Crude oil prices edged lower on Friday, extending losses to a fourth straight session, as traders feared a likely drop in energy demand and excess supply in the market.
The possibility of the U.S. relaxing sanctions on Iran also weighed on crude oil prices.
A report from Baker Hughes that said oil rig count in the U.S. dropped for a fourth straight week, limited oil’s slide.
Despite improving signs of some positive developments on the U.S.-China trade front following the two nations making conciliatory gestures ahead of the next round of crucial talks, a notable surge in demand for energy looks unlikely.
West Texas Intermediate Crude oil futures for October ended down $0.24, or 0.4%, at $54.85 a barrel.
On Thursday, WTI crude oil futures for October ended down $0.66, or about 1.2%, at $55.09 a barrel.
For the week, WTI crude oil futures shed nearly 3%.
Baker Hughes said today that the number of active U.S. rigs drilling for oil declined by five to 733 this week.

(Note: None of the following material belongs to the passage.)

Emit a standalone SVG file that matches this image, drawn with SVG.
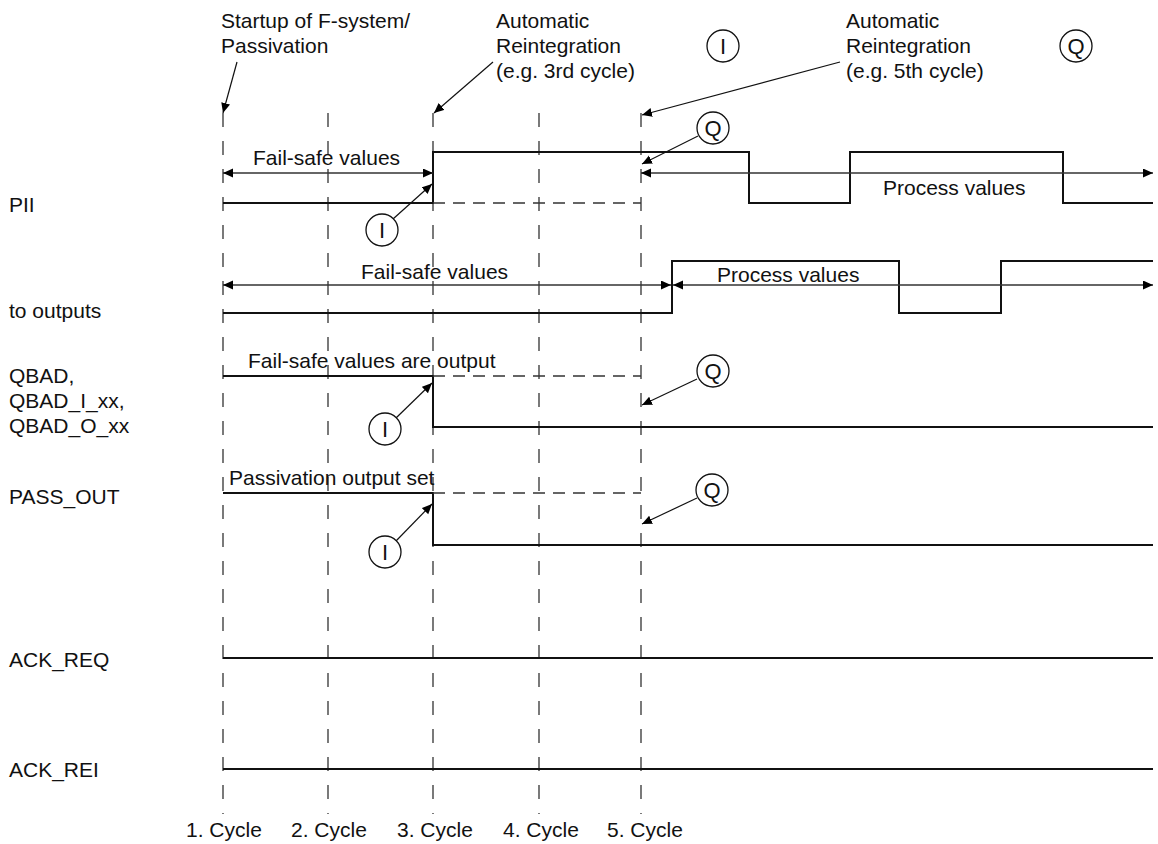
<svg xmlns="http://www.w3.org/2000/svg" width="1158" height="844" viewBox="0 0 1158 844">
  <style>
    text { font-family: "Liberation Sans", Arial, sans-serif; font-size: 21px; fill: #111; }
    .circ text { font-size: 22px; text-anchor: middle; }
    .grid { stroke: #333; stroke-width: 1.3; stroke-dasharray: 14 14; fill: none; }
    .sig { stroke: #111; stroke-width: 2; fill: none; }
    .hold { stroke: #333; stroke-width: 1.3; stroke-dasharray: 12 8; fill: none; }
    .span { stroke: #333; stroke-width: 1.3; fill: none; marker-start: url(#ah); marker-end: url(#ah); }
    .ptr { stroke: #111; stroke-width: 1.2; fill: none; marker-end: url(#ah); }
    .ring { stroke: #111; stroke-width: 1.3; fill: #fff; }
  </style>
  <defs>
    <marker id="ah" markerUnits="userSpaceOnUse" markerWidth="11" markerHeight="10" refX="10" refY="4.5" orient="auto-start-reverse">
      <path d="M0,0 L10,4.5 L0,9 z" fill="#000"/>
    </marker>
  </defs>

  <!-- cycle grid -->
  <g id="grid">
    <line class="grid" x1="223" y1="113" x2="223" y2="814"/>
    <line class="grid" x1="328" y1="113" x2="328" y2="814"/>
    <line class="grid" x1="433" y1="113" x2="433" y2="814"/>
    <line class="grid" x1="539" y1="113" x2="539" y2="814"/>
    <line class="grid" x1="641" y1="113" x2="641" y2="814"/>
  </g>

  <!-- header annotations -->
  <g id="note-startup">
    <text x="221" y="28">Startup of F-system/</text>
    <text x="221" y="53">Passivation</text>
  </g>
  <g id="note-reint3">
    <text x="496" y="28">Automatic</text>
    <text x="496" y="53">Reintegration</text>
    <text x="496" y="78">(e.g. 3rd cycle)</text>
  </g>
  <g id="note-reint5">
    <text x="846" y="28">Automatic</text>
    <text x="846" y="53">Reintegration</text>
    <text x="846" y="78">(e.g. 5th cycle)</text>
  </g>
  <g id="legend-I" class="circ">
    <circle class="ring" cx="723" cy="46" r="16"/>
    <text x="723" y="54">I</text>
  </g>
  <g id="legend-Q" class="circ">
    <circle class="ring" cx="1076" cy="46" r="16"/>
    <text x="1076" y="54">Q</text>
  </g>

  <!-- signal names -->
  <g id="labels">
    <text x="9" y="212">PII</text>
    <text x="9" y="318">to outputs</text>
    <text x="9" y="383">QBAD,</text>
    <text x="9" y="408">QBAD_I_xx,</text>
    <text x="9" y="433">QBAD_O_xx</text>
    <text x="9" y="504">PASS_OUT</text>
    <text x="9" y="667">ACK_REQ</text>
    <text x="9" y="777">ACK_REI</text>
  </g>

  <!-- PII -->
  <g id="sig-pii">
    <path class="sig" d="M223,203 H433 V152 H749 V203 H850 V152 H1063 V203 H1153"/>
    <line class="hold" x1="433" y1="203" x2="641" y2="203"/>
    <line class="span" x1="223" y1="173" x2="433" y2="173"/>
    <line class="span" x1="641" y1="173" x2="1153" y2="173"/>
    <text x="253" y="165">Fail-safe values</text>
    <text x="883" y="195">Process values</text>
  </g>

  <!-- to outputs -->
  <g id="sig-outputs">
    <path class="sig" d="M223,313 H672 V261 H899 V313 H1001 V261 H1153"/>
    <line class="span" x1="223" y1="285" x2="671" y2="285"/>
    <line class="span" x1="673" y1="285" x2="1153" y2="285"/>
    <text x="361" y="279">Fail-safe values</text>
    <text x="717" y="282">Process values</text>
  </g>

  <!-- QBAD -->
  <g id="sig-qbad">
    <path class="sig" d="M223,376 H433 V427 H1153"/>
    <line class="hold" x1="433" y1="376" x2="641" y2="376"/>
    <text x="248" y="368">Fail-safe values are output</text>
  </g>

  <!-- PASS_OUT -->
  <g id="sig-passout">
    <path class="sig" d="M223,493 H433 V545 H1153"/>
    <line class="hold" x1="433" y1="493" x2="641" y2="493"/>
    <text x="229" y="485">Passivation output set</text>
  </g>

  <!-- ACK_REQ / ACK_REI -->
  <g id="sig-ackreq">
    <line class="sig" x1="223" y1="658" x2="1153" y2="658"/>
  </g>
  <g id="sig-ackrei">
    <line class="sig" x1="223" y1="769" x2="1153" y2="769"/>
  </g>

  <!-- cycle numbers -->
  <g id="cycles">
    <text x="186" y="837">1. Cycle</text>
    <text x="291" y="837">2. Cycle</text>
    <text x="397" y="837">3. Cycle</text>
    <text x="503" y="837">4. Cycle</text>
    <text x="607" y="837">5. Cycle</text>
  </g>

  <!-- pointer arrows -->
  <g id="connectors">
    <line class="ptr" x1="237" y1="62" x2="223" y2="113"/>
    <line class="ptr" x1="493" y1="62" x2="434" y2="113"/>
    <line class="ptr" x1="840" y1="62" x2="642" y2="115"/>
    <line class="ptr" x1="698" y1="136" x2="642" y2="164"/>
    <line class="ptr" x1="393" y1="219" x2="432" y2="184"/>
    <line class="ptr" x1="396" y1="418" x2="432" y2="383"/>
    <line class="ptr" x1="697" y1="379" x2="642" y2="405"/>
    <line class="ptr" x1="396" y1="541" x2="432" y2="504"/>
    <line class="ptr" x1="697" y1="498" x2="642" y2="524"/>
  </g>

  <!-- markers I / Q on the traces -->
  <g id="mark-pii-Q" class="circ">
    <circle class="ring" cx="713" cy="128" r="16"/>
    <text x="713" y="136">Q</text>
  </g>
  <g id="mark-pii-I" class="circ">
    <circle class="ring" cx="382" cy="230" r="16"/>
    <text x="382" y="238">I</text>
  </g>
  <g id="mark-qbad-Q" class="circ">
    <circle class="ring" cx="713" cy="371" r="16"/>
    <text x="713" y="379">Q</text>
  </g>
  <g id="mark-qbad-I" class="circ">
    <circle class="ring" cx="385" cy="429" r="16"/>
    <text x="385" y="437">I</text>
  </g>
  <g id="mark-pass-Q" class="circ">
    <circle class="ring" cx="712" cy="490" r="16"/>
    <text x="712" y="498">Q</text>
  </g>
  <g id="mark-pass-I" class="circ">
    <circle class="ring" cx="385" cy="552" r="16"/>
    <text x="385" y="560">I</text>
  </g>
</svg>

In its latest monthly report, OPEC said global oil market would be in surplus next year. Oil demand will drop by about 60,000 barrels per day next year.
The recent meeting of OPEC members in Abu Dhabi ended without the group deciding on any deeper output cut, although OPEC and its allies urged members to implement promised cuts.
On the trade front, U.S. President Donald Trump said he would think about an interim deal with China but would rather prefer a full agreement between the two countries.